New | Oil's low share of China's energy mix means full impact yet to be felt
Impact hard to quantify on the mainland due to crude's low share of energy consumption mix

The fall in oil prices has lowered manufacturing costs in oil-importing economies including the mainland, but due to oil's low share of the mainland's energy consumption mix, the impact from the decline had been smaller than expected, analysts said.
"Oil imports accounted for 57.4 per cent of China's 490 million tonnes oil consumption. Although China is also the world's fourth-largest oil producer, the country's deficit in oil trade has been expanding precipitously," Mizuho Securities Asia economist Shen Jianguang said.
With crude prices having dropped by more than 50 per cent in the past year, the mainland's oil import bill is likely to be reduced by US$110 billion this year, according to estimates by UBS.
Analysts said the lower prices would lead to higher real consumer income due to fuel savings and being secondary benefits to the economy.

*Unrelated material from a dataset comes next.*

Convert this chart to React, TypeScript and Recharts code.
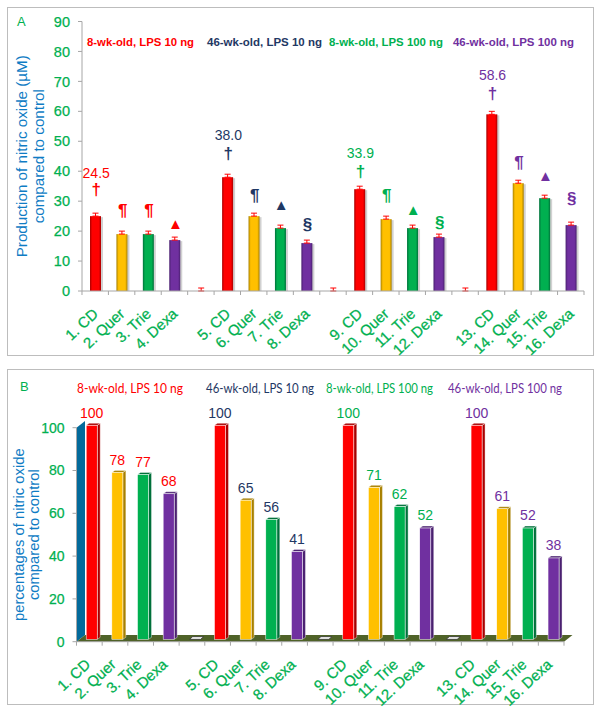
import React from "react";
import { Bar, ComposedChart, ErrorBar, Line, ReferenceArea, XAxis, YAxis, LabelList } from "recharts";

const categories = ["1. CD","2. Quer","3. Trie","4. Dexa","","5. CD","6. Quer","7. Trie","8. Dexa"," ","9. CD","10. Quer","11. Trie","12. Dexa","  ","13. CD","14. Quer","15. Trie","16. Dexa"];
const nitricOxide = [25,19,19,17,0,38,25,21,16,0,34,24,21,18,0,59,36,31,22];
const percentages = [100,78,77,68,0,100,65,56,41,0,100,71,62,52,0,100,61,52,38];
const symbols = ["†","¶","¶","▲","","†","¶","▲","§","","†","¶","▲","§","","†","¶","▲","§"];
const symbolLevels = [34,27,27,22.5,null,46,32,29,22.3,null,40,32,27.3,23,null,66,43,38.5,31];
const headlineValues = ["24.5","","","","","38.0","","","","","33.9","","","","","58.6","","",""];
const headlineLevels = [39.4,null,null,null,null,52,null,null,null,null,46,null,null,null,null,72,null,null,null];
const errorUp = 1;
const groupTitles = ["8-wk-old, LPS 10 ng","46-wk-old, LPS 10 ng","8-wk-old, LPS 100 ng","46-wk-old, LPS 100 ng"];
const ticksA = [0,10,20,30,40,50,60,70,80,90];
const ticksB = [0,20,40,60,80,100];

const RED = "#FF0000", NAVY = "#1F3864", GREEN = "#00B050", PURPLE = "#7030A0", BLUE = "#0F7CC4";
const groupColors = [RED, NAVY, GREEN, PURPLE];
const barColors = [RED, "#FFC000", GREEN, PURPLE];
const barDark = ["#A80000", "#A88000", "#00703A", "#4A2070"];
const SANS = "'Liberation Sans', Arial, sans-serif";

const dataA = categories.map((c, i) => ({ c, v: nitricOxide[i], err: [0, errorUp], sym: symbolLevels[i], head: headlineLevels[i] }));
const dataB = categories.map((c, i) => ({ c, v: percentages[i] }));

const groupOf = (i: number) => Math.min(3, Math.floor(i / 5));

function BarA(p: any) {
  const { x, y, width, height, index } = p;
  if (!height || height <= 0) return null;
  const k = index % 5;
  return (
    <g>
      <rect x={x + 1} y={y + 1} width={width + 1} height={height - 1} fill="#000" opacity={0.18} />
      <rect x={x} y={y} width={width} height={height} fill={`url(#gA${k})`} />
    </g>
  );
}

function BarB(p: any) {
  const { x, y, width, height, index } = p;
  const k = index % 5;
  const dx = 2.7, dy = 2.4;
  if (!height || height <= 0) {
    const cx = x + width / 2 + 5, by = y - 2.4;
    return <polygon points={`${cx - 7},${by} ${cx + 4},${by} ${cx + 7},${by - 2.6} ${cx - 4},${by - 2.6}`} fill="#fff" stroke="#333" strokeWidth={0.8} />;
  }
  const l = x + dx, r = x + dx + width, t = y - dy, b = y + height - dy;
  return (
    <g>
      <polygon points={`${r},${t} ${r + 3},${t - 2} ${r + 3},${b - 2} ${r},${b}`} fill={barDark[k]} stroke="#fff" strokeWidth={0.4} />
      <polygon points={`${l},${t} ${l + 3},${t - 2} ${r + 3},${t - 2} ${r},${t}`} fill={barDark[k]} stroke="#fff" strokeWidth={0.4} />
      <rect x={l} y={t} width={width} height={height} fill={barColors[k]} stroke="#fff" strokeWidth={0.5} />
    </g>
  );
}

const SymbolDot = (p: any) => {
  const { cx, cy, index } = p;
  const s = symbols[index];
  if (cy == null || !s) return <g key={index} />;
  return (
    <text key={index} x={cx + 1} y={cy} textAnchor="middle" dominantBaseline="central" fontFamily={SANS}
      fontSize={s === "▲" ? 15 : 17} fontWeight={s === "▲" ? 400 : 700} fill={groupColors[groupOf(index)]}>
      {s}
    </text>
  );
};

const HeadDot = (p: any) => {
  const { cx, cy, index } = p;
  if (cy == null || !headlineValues[index]) return <g key={index} />;
  return (
    <text key={index} x={cx + 1} y={cy} textAnchor="middle" dominantBaseline="central" fontFamily={SANS} fontSize={14} fill={groupColors[groupOf(index)]}>
      {headlineValues[index]}
    </text>
  );
};

const makeXTick = (step: number, last: number, dx: number, dy: number) => (p: any) => {
  const { x, y, payload, index } = p;
  const i = payload?.index ?? index;
  const tx = x + dx, ty = y + dy;
  return (
    <g>
      <line x1={x - step / 2} x2={x - step / 2} y1={y - 8} y2={y - 4} stroke="#a6a6a6" />
      {i === last && <line x1={x + step / 2} x2={x + step / 2} y1={y - 8} y2={y - 4} stroke="#a6a6a6" />}
      <text x={tx} y={ty} transform={`rotate(-43 ${tx} ${ty})`} textAnchor="end" fontFamily={SANS} fontSize={15} fill={GREEN} stroke={GREEN} strokeWidth={0.25}>
        {String(payload.value).trim()}
      </text>
    </g>
  );
};

const TitleLabel = ({ viewBox, lines, xs, size }: any) => {
  const cy = viewBox.y + viewBox.height / 2;
  return (
    <g>
      {lines.map((t: string, i: number) => (
        <text key={i} x={xs[i]} y={cy} transform={`rotate(-90 ${xs[i]} ${cy})`} textAnchor="middle" dominantBaseline="central" fontFamily={SANS} fontSize={size} fill={BLUE}>
          {t}
        </text>
      ))}
    </g>
  );
};

const Backdrop = (p: any) => {
  const { x, y, width, height } = p;
  const b = y + height, ex = 8.5, ey = 6.7;
  return (
    <g>
      <polygon points={`${x},${y} ${x + ex},${y - ey} ${x + ex},${b - ey} ${x},${b}`} fill="#036A9B" />
      <polygon points={`${x},${b} ${x + ex},${b - ey} ${x + width + ex},${b - ey} ${x + width},${b}`} fill="#4F6228" />
    </g>
  );
};

const PercentLabel = (p: any) => {
  const { x, y, width, value, index } = p;
  if (!value) return null;
  return (
    <text x={x + width / 2 + 2.7} y={y - 15} textAnchor="middle" dominantBaseline="central" fontFamily={SANS} fontSize={14} fill={index < 4 ? RED : groupColors[groupOf(index)]}>
      {value}
    </text>
  );
};

const headA = [[87, 107], [207, 115], [329, 114], [453, 121]];
const headB = [[77, 106], [206, 108], [326, 107], [448, 114]];

const Panel = ({ top, height }: { top: number; height: number }) => (
  <div style={{ position: "absolute", left: 7, top, width: 587, height, border: "1.5px solid #bdbdbd", boxSizing: "border-box" }} />
);

const Head = ({ x, y, w, color, text, bold, font, size }: any) => (
  <svg style={{ position: "absolute", left: 0, top: y - 10, overflow: "visible" }} width={1} height={20}>
    <text x={x} y={10} dominantBaseline="central" textLength={w} lengthAdjust="spacingAndGlyphs" fontFamily={font} fontSize={size} fontWeight={bold ? 700 : 400} fill={color}>{text}</text>
  </svg>
);

export default function App() {
  return (
    <div style={{ position: "absolute", left: 0, top: 0, width: 600, height: 711, background: "#fff", overflow: "hidden" }}>
      <Panel top={7} height={349} />
      <Panel top={369} height={336} />

      <div style={{ position: "absolute", left: 0, top: 0 }}>
        <ComposedChart width={600} height={360} data={dataA} barCategoryGap={0} margin={{ top: 21.5, right: 16, bottom: 39, left: 22 }}>
          <defs>
            {barColors.map((c, i) => (
              <linearGradient key={i} id={`gA${i}`} x1="0" x2="1" y1="0" y2="0">
                <stop offset="0" stopColor={barDark[i]} />
                <stop offset="0.2" stopColor={c} />
                <stop offset="0.8" stopColor={c} />
                <stop offset="1" stopColor={barDark[i]} />
              </linearGradient>
            ))}
          </defs>
          <XAxis dataKey="c" interval={0} height={30} tickLine={false} axisLine={{ stroke: "#a6a6a6" }} tick={makeXTick(26.45, 18, 4, 16)} />
          <YAxis width={60} domain={[0, 90]} ticks={ticksA} tickSize={4} tickMargin={8} tickLine={{ stroke: "#a6a6a6" }} axisLine={{ stroke: "#a6a6a6" }}
            tick={{ fill: GREEN, stroke: GREEN, strokeWidth: 0.25, fontSize: 14.5, fontFamily: SANS }}
            label={<TitleLabel lines={["Production of nitric oxide (µM)", "compared to control"]} xs={[21, 38]} size={15.2} />} />
          <Bar dataKey="v" barSize={11} shape={BarA} isAnimationActive={false}>
            <ErrorBar dataKey="err" direction="y" width={3} stroke={RED} strokeWidth={1} isAnimationActive={false} />
          </Bar>
          <Line dataKey="sym" stroke="none" dot={SymbolDot} activeDot={false} isAnimationActive={false} connectNulls={false} />
          <Line dataKey="head" stroke="none" dot={HeadDot} activeDot={false} isAnimationActive={false} connectNulls={false} />
        </ComposedChart>
      </div>

      <div style={{ position: "absolute", left: 0, top: 360 }}>
        <ComposedChart width={600} height={351} data={dataB} barCategoryGap={0} margin={{ top: 67.7, right: 36, bottom: 39.3, left: 16.5 }}>
          <ReferenceArea y1={0} y2={100} shape={Backdrop} ifOverflow="visible" />
          <XAxis dataKey="c" interval={0} height={30} tickLine={false} axisLine={{ stroke: "#a6a6a6" }} tick={makeXTick(25.66, 18, 2, 16)} />
          <YAxis width={60} domain={[0, 100]} ticks={ticksB} tickSize={4} tickMargin={8} tickLine={{ stroke: "#a6a6a6" }} axisLine={{ stroke: "#a6a6a6" }}
            tick={{ fill: GREEN, stroke: GREEN, strokeWidth: 0.25, fontSize: 14, fontFamily: SANS }}
            label={<TitleLabel lines={["percentages of nitric oxide", "compared to control"]} xs={[19, 34.5]} size={14.8} />} />
          <Bar dataKey="v" barSize={11} shape={BarB} isAnimationActive={false}>
            <LabelList dataKey="v" content={PercentLabel} />
          </Bar>
        </ComposedChart>
      </div>

      <svg style={{ position: "absolute", left: 0, top: 0 }} width={600} height={711}>
        <text x={17} y={21} dominantBaseline="central" fontFamily={SANS} fontSize={13} fill={GREEN}>A</text>
        <text x={20} y={386} dominantBaseline="central" fontFamily={SANS} fontSize={13} fill={GREEN}>B</text>
      </svg>
      {groupTitles.map((t, i) => (
        <Head key={"a" + i} x={headA[i][0]} w={headA[i][1]} y={42} color={groupColors[i]} text={t} bold font={SANS} size={11} />
      ))}
      {groupTitles.map((t, i) => (
        <Head key={"b" + i} x={headB[i][0]} w={headB[i][1]} y={388} color={groupColors[i]} text={t} font="Lato, sans-serif" size={12.5} />
      ))}
    </div>
  );
}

However, not all the reduction in the oil import bill will translate to economic benefits or reduction of production costs due to the low share of oil in the mainland's energy use.
"Oil accounts for only 18 per cent of China's energy mix. Of which household oil consumption is only a third. In addition, domestic oil prices have fallen by only half of the global price drop, as China's oil consumption tax has also been increased," UBS analyst Tao Wang said.